Influence on Production and Productivity

This section explores the factors that influence the level of output a firm produces and its overall productivity. Understanding these influences is crucial for analyzing firm behavior and economic performance.

Factors Influencing Production

A firm's decision on how much to produce is influenced by a variety of factors. These can be broadly categorized as:

  • Demand for the firm's product
  • The price of the firm's product
  • The cost of production
  • Technological advancements
  • Government policies
  • Market conditions (competition, etc.)

Productivity: Measuring Efficiency

Productivity is a key measure of how efficiently a firm uses its resources to generate output. It is calculated as:

$$ \text{Productivity} = \frac{\text{Output}}{\text{Input}} $$

Inputs can include factors like labour, capital, and raw materials.

Factors Affecting Productivity

Several factors can impact a firm's productivity:

  • Technology: Adoption of new technologies can significantly increase output with the same level of input.
  • Training and Skills of Labour: A well-trained and skilled workforce is more productive.
  • Management Practices: Efficient management can optimize processes and improve productivity.
  • Capital Investment: Investing in new machinery and equipment can boost productivity.
  • Quality of Raw Materials: Using high-quality inputs leads to better output and reduces waste.
  • Employee Motivation: Motivated employees are generally more productive.

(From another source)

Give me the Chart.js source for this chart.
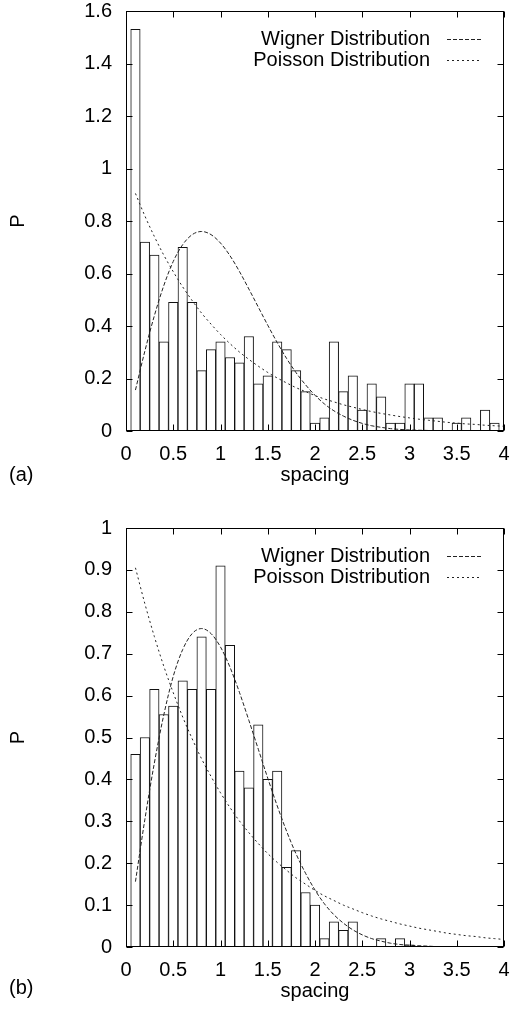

Relationship Between Demand, Price, and Output

The law of demand dictates that as the price of a good increases, the quantity demanded decreases. This, in turn, affects the firm's production decisions. Firms aim to maximize profit, considering both costs and revenue.

Table: Impact of Different Factors on Production and Productivity

Factor Impact on Production Impact on Productivity
Increased Demand Increases output Can increase productivity if resources are efficiently allocated.
Higher Price Increases output (generally) Can increase productivity if cost control measures are in place.
Technological Advancement Increases output Significantly increases productivity.
Improved Training Increases output Increases productivity.
Increased Capital Investment Increases output Increases productivity.
Higher Labour Costs May decrease output if not offset by increased efficiency. Can decrease productivity if not managed effectively.

Suggested diagram: A production function showing the relationship between inputs (e.g., labour and capital) and output. The diagram should illustrate how increasing inputs can lead to increasing, decreasing, or constant returns to scale.

Government Policies and Production

Government policies can have a significant impact on firm production. Examples include:

  • Taxes: Increase costs, potentially reducing output.
  • Subsidies: Reduce costs, potentially increasing output.
  • Regulations: Can increase costs or restrict production.
  • Environmental regulations: May require investment in cleaner production methods, impacting output and costs.